The research in the AC, like the work in the CP, is organised according to the research themes and the methodological foci of the Studio. The main output of the AC will consist of articles in refereed international and national scientific and scholarly journals, of academic books which have a synthesising role, and of professional publications aimed at a larger audience. These results are also aimed to provide background information for scholars in the humanities and social sciences in the Netherlands about e-research. Where available and relevant, annotated data sets are made available to established data archives and repositories after completion of the research projects.
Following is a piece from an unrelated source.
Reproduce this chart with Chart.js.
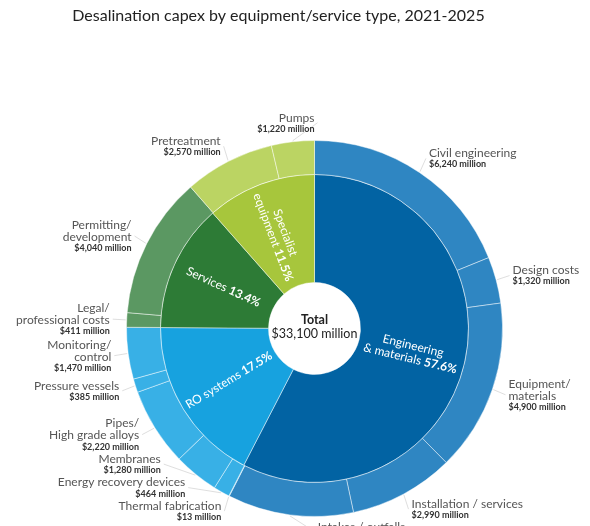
<!DOCTYPE html>
<html lang="en">
<head>
<meta charset="UTF-8">
<title>Desalination capex by equipment/service type, 2021-2025</title>
<script src="https://cdn.jsdelivr.net/npm/chart.js"></script>
<style>
  html, body { margin: 0; padding: 0; background: #fff; }
  #wrap { width: 590px; height: 526px; }
</style>
</head>
<body>
<div id="wrap"><canvas id="capexChart" width="590" height="526"></canvas></div>
<script>
// inner ring: spending groups, share of total capex (%)
const groupNames = [['Engineering', '& materials'], ['RO systems'], ['Services'], ['Specialist', 'equipment']];
const groupShares = [57.6, 17.5, 13.4, 11.5];

// outer ring: items in clockwise order, $ million
const itemNames = [
  ['Civil engineering'], ['Design costs'], ['Equipment/', 'materials'], ['Installation / services'], ['Intakes / outfalls'],
  ['Thermal fabrication'], ['Energy recovery devices'], ['Membranes'], ['Pipes/', 'High grade alloys'], ['Pressure vessels'], ['Monitoring/', 'control'],
  ['Legal/', 'professional costs'], ['Permitting/', 'development'],
  ['Pretreatment'], ['Pumps']
];
const itemValues = [6240, 1320, 4900, 2990, 3580, 13, 464, 1280, 2220, 385, 1470, 411, 4040, 2570, 1220];
const itemGroup = [0, 0, 0, 0, 0, 1, 1, 1, 1, 1, 1, 2, 2, 3, 3];

const groupColors = ['#0263a3', '#17a2df', '#2d7b36', '#a7c63c'];
const partColors = ['#2f86c2', '#38b0e6', '#5b9862', '#bbd463'];

const FONT = 'Lato, "Open Sans", sans-serif';
const fmt = v => '$' + v.toLocaleString('en-US') + ' million';
const totalCapex = Math.round(itemValues.reduce((a, b) => a + b, 0) / 100) * 100;

const labelsPlugin = {
  id: 'sunburstLabels',
  afterDraw(chart) {
    const ctx = chart.ctx;
    const outer = chart.getDatasetMeta(0).data;
    const inner = chart.getDatasetMeta(1).data;
    const cx = outer[0].x, cy = outer[0].y;
    const R = outer[0].outerRadius;

    ctx.save();
    // title
    ctx.fillStyle = '#222';
    ctx.font = '16px ' + FONT;
    ctx.textAlign = 'center';
    ctx.textBaseline = 'middle';
    ctx.fillText('Desalination capex by equipment/service type, 2021-2025', 278.5, 16);

    // centre total
    ctx.font = 'bold 12.5px ' + FONT;
    ctx.fillText('Total', cx, cy - 9);
    ctx.font = '12.5px ' + FONT;
    ctx.fillText(fmt(totalCapex), cx, cy + 5);

    // inner ring labels, set radially
    inner.forEach((arc, i) => {
      const a = (arc.startAngle + arc.endAngle) / 2;
      const rm = (arc.innerRadius + arc.outerRadius) / 2;
      const px = cx + rm * Math.cos(a), py = cy + rm * Math.sin(a);
      let rot = a;
      if (Math.cos(a) < 0) rot += Math.PI;
      const lines = groupNames[i];
      const lh = 13;
      ctx.save();
      ctx.translate(px, py);
      ctx.rotate(rot);
      ctx.fillStyle = '#fff';
      ctx.textBaseline = 'middle';
      ctx.textAlign = 'left';
      lines.forEach((t, k) => {
        const y = (k - (lines.length - 1) / 2) * lh;
        ctx.font = '12px ' + FONT;
        const last = k === lines.length - 1;
        const txt = last ? t + ' ' : t;
        const w1 = ctx.measureText(txt).width;
        let w2 = 0;
        const pct = groupShares[i].toFixed(1) + '%';
        if (last) {
          ctx.font = 'bold 12px ' + FONT;
          w2 = ctx.measureText(pct).width;
        }
        const x0 = -(w1 + w2) / 2;
        ctx.font = '12px ' + FONT;
        ctx.fillText(txt, x0, y);
        if (last) {
          ctx.font = 'bold 12px ' + FONT;
          ctx.fillText(pct, x0 + w1, y);
        }
      });
      ctx.restore();
    });

    // outer ring labels with leader lines
    const r = R + 17;
    const items = outer.map((arc, i) => {
      const a = (arc.startAngle + arc.endAngle) / 2;
      const n = itemNames[i].length;
      return {
        i, a, h: n * 12 + 10,
        x: cx + r * Math.cos(a), y: cy + r * Math.sin(a),
        side: Math.cos(a) >= 0 ? 1 : -1,
        under: Math.sin(a) > 0.97
      };
    });
    // push crowded labels upward, side by side
    [1, -1].forEach(side => {
      const list = items.filter(o => o.side === side && !o.under).sort((p, q) => q.y - p.y);
      let prev = null;
      list.forEach(o => {
        if (prev) o.y = Math.min(o.y, prev.y - prev.h / 2 - 1.5 - o.h / 2);
        const dy = o.y - cy;
        o.x = cx + side * Math.sqrt(Math.max(r * r - dy * dy, 0));
        prev = o;
      });
    });

    items.forEach(o => {
      const sx = cx + (R + 1) * Math.cos(o.a), sy = cy + (R + 1) * Math.sin(o.a);
      let tx = o.x, align = o.side > 0 ? 'left' : 'right';
      if (o.under) { tx = o.x + 30; align = 'left'; }
      ctx.strokeStyle = 'rgba(160,160,160,0.35)';
      ctx.lineWidth = 1;
      ctx.beginPath();
      ctx.moveTo(sx, sy);
      ctx.lineTo(align === 'left' ? tx - 3 : tx + 3, o.y);
      ctx.stroke();

      ctx.textAlign = align;
      ctx.textBaseline = 'middle';
      const top = o.y - o.h / 2;
      const names = itemNames[o.i];
      ctx.fillStyle = '#555';
      ctx.font = '12px ' + FONT;
      names.forEach((t, k) => ctx.fillText(t, tx, top + 6 + 12 * k));
      ctx.fillStyle = '#333';
      ctx.font = 'bold 9px ' + FONT;
      ctx.fillText(fmt(itemValues[o.i]), tx, top + names.length * 12 + 5);
    });
    ctx.restore();
  }
};

new Chart(document.getElementById('capexChart'), {
  type: 'doughnut',
  data: {
    labels: itemNames.map(n => n.join(' ')),
    datasets: [
      {
        data: itemValues,
        backgroundColor: itemGroup.map(g => partColors[g]),
        borderColor: 'rgba(255,255,255,0.45)',
        borderWidth: 1,
        weight: 34
      },
      {
        data: groupShares,
        backgroundColor: groupColors,
        borderColor: 'rgba(255,255,255,0.45)',
        borderWidth: 1,
        weight: 108
      }
    ]
  },
  options: {
    responsive: false,
    animation: false,
    cutout: 46,
    layout: { padding: { left: 126, right: 87, top: 140, bottom: 9 } },
    plugins: { legend: { display: false }, tooltip: { enabled: false } }
  },
  plugins: [labelsPlugin]
});
</script>
</body>
</html>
The research staff of the AC are members of the relevant Graduate Research Schools, either at the local or at the national level. The researchers develop their theoretical and methodological work in cooperation with university-based researchers in science & technology studies, internet research and information science (see also the Campus Site below). Studio personnel policy promotes part-time dual appointments with universities to create opportunities for teaching by the research staff in the Studio at the level of Research Masters and PhD degrees.

To further this interaction, the Studio maintains the “Virtual Knowledge Studio Campus Site” at one or more universities. This is a low-cost reservation of a lecture theatre of one of the universities on a regular basis, for example once a month. This Campus Site (CS) aims to reduce the barrier for students and university scholars to communicate with the Studio staff. The CS will be used to present the regular Virtual Knowledge Studio Lecture Series, to hold scientific workshops, seminars and outreach programs, to organise an information market twice a year where university students can explore the possibility of doing thesis work in the Studio, and to present the work developed in the Studio. Also, visiting scholars may make use of the CS to present their work to the local academic communities.